Still, now that I'm more or less forced to watch large swaths of children's shows, I must admit I am a bit concerned. Because it turns out most of them suck. A lot. And not in a cheesy, so-bad-it's-good way. They just plain suck.

And emphasis on plain, because I'm astounded by the lack of imagination displayed by most kids' shows. Sure, some of them have interesting premises, like a group of multiethnic frogs who can travel through time, or a mystical burrito that teaches geography.

But the actual plots are painfully simple, like "Jane loses her pen. Then her friend finds it. Then they have tofutti." And visually, they're as dull as dishwater, which I find even more reprehensible. In an age where computer animation makes virtually anything possible--not to mention much cheaper than traditional hand-drawn animation--there's no excuse for making characters that look like epileptic paper dolls.

Plus, they are maddeningly repetitive. Lines are repeated so often you'd think the scripts were written by David Mamet. Take Teletubbies, for example, one of The Baby's favorites (kill me). They'll show an entire segment of a teacher singing a song with her preschool charges. This will go on for at least five minutes. Then they'll cut back to the Teletubbies, and one of them will say "Again!" And they'll repeat every last second of it.

I didn't know you could do this!
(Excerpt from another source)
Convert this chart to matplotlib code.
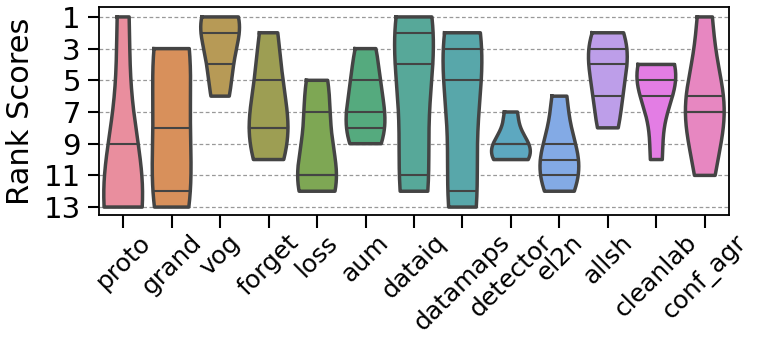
import numpy as np
import matplotlib
matplotlib.use("Agg")
import matplotlib.pyplot as plt
import seaborn as sns

# methods on the x axis, and their rank over the 5 settings
methods = ['proto', 'grand', 'vog', 'forget', 'loss', 'aum', 'dataiq',
           'datamaps', 'detector', 'el2n', 'allsh', 'cleanlab', 'conf_agr']
proto = [1, 9, 13, 13, 13]
grand = [3, 3, 8, 12, 13]
vog = [1, 1, 2, 4, 6]
forget = [2, 5, 8, 8, 10]
loss = [5, 7, 11, 11, 12]
aum = [3, 5, 7, 8, 9]
dataiq = [1, 2, 4, 11, 12]
datamaps = [2, 3, 5, 12, 13]
detector = [7, 9, 9, 10, 10]
el2n = [6, 9, 10, 11, 12]
allsh = [2, 3, 4, 6, 8]
cleanlab = [4, 4, 5, 6, 10]
conf_agr = [1, 6, 7, 7, 11]
ranks = [proto, grand, vog, forget, loss, aum, dataiq, datamaps,
         detector, el2n, allsh, cleanlab, conf_agr]
yticks = [1, 3, 5, 7, 9, 11, 13]

# husl palette, desaturated like seaborn's violins, a bit lighter
colors = [np.array(sns.desaturate(c, 0.75)) * 0.9 + 0.1
          for c in sns.color_palette('husl', len(methods))]
edge = '#444444'


def kde(obs, grid):
    obs = np.asarray(obs, float)
    bw = len(obs) ** (-1 / 5) * obs.std(ddof=1)
    return np.exp(-0.5 * ((grid[:, None] - obs[None, :]) / bw) ** 2).sum(axis=1)


fig = plt.figure(figsize=(7.61, 3.37), dpi=100)
ax = fig.add_axes([0.130, 0.362, 0.828, 0.616])

ax.yaxis.grid(True, linestyle=(0, (3, 2)), color='#999999', linewidth=0.9)
ax.set_axisbelow(True)

half = 0.4
for i, (obs, col) in enumerate(zip(ranks, colors)):
    grid = np.linspace(min(obs), max(obs), 100)
    dens = kde(obs, grid)
    dens = dens / dens.max() * half
    ax.fill_betweenx(grid, i - dens, i + dens, facecolor=col,
                     edgecolor='none', zorder=2)
    ax.plot(np.r_[i - dens, (i + dens)[::-1], i - dens[0]],
            np.r_[grid, grid[::-1], grid[0]], color=edge, lw=2.5,
            solid_joinstyle='round', zorder=3)
    for q in np.percentile(obs, [25, 50, 75]):
        w = np.interp(q, grid, dens)
        ax.plot([i - w, i + w], [q, q], color=edge, lw=1.5, zorder=3)

ax.set_xlim(-0.5, len(methods) - 0.5)
ax.set_ylim(13.5, 0.4)
ax.set_yticks(yticks)
ax.set_xticks(range(len(methods)))
ax.set_xticklabels(methods, rotation=45, fontsize=18)
ax.tick_params(axis='y', labelsize=21, length=8, width=1.5, pad=5)
ax.tick_params(axis='x', length=9, width=1.5, pad=2)
ax.set_ylabel('Rank Scores', fontsize=22, labelpad=6)
for s in ax.spines.values():
    s.set_linewidth(1.3)

plt.savefig('out.png', dpi=100)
Five minutes of airtime magically transforms into ten minutes, and the director didn't have to shoot an extra inch of film. Do it often enough, and you don't have to pay any of those annoying writers, either!

And if Teletubbies is too intellectually challenging for you, then you can watch Boobah. It comes from the same minds behind Teletubbies and is apparently made for children whose parents never want them to speak.

Any given episode of Boobah has roughly 12 words of dialogue in it. The main characters are five identical furry blobs with no mouths who spend most of their existence in a semi-catatonic state, spinning in a glowing orb, scrunched up in little hammocks that look like plastic spoons. They wake up long enough to dance in formation that looks like fattest, laziest marching band you've ever seen. Then they retreat back to their psychedelic cocoon.

The first 15 minutes of every episode of Boobah are exactly the same. I don't mean they are strongly similar or follow the same pattern. I mean, it is the exact same footage. Does that even legally qualify as television? Or does it fit into the entertainment equivalent of meat by-products? It's not really a TV show, but it's made from real TV show parts, chunked and formed.

The visuals in Boobah definitely look they've sprung from some lysergic inspiration. With all the swirls and colors and seizure-inducing flashes, it looks less like a kid's show and more like rejected artwork from Bitches' Brew.

As tempting as it might seem, I would seriously warn you against viewing Boobah while stoned. Watching it stone cold sober will approximate a certain kind of high, and not a pleasant one. It's the kind of high where nothing is really funny and every moment seems like a small eternity unto itself.

If only the kids' programming of my youth was still around, old chestnuts like Looney Tunes and Woody Woodpecker. They taught you great lessons, like conflict resolution--if someone bugs you, just blast them in the face with a shotgun or peck them in the head. Barring that, dress up like pretty lady to distract them, then light a stick of dynamite under their feet.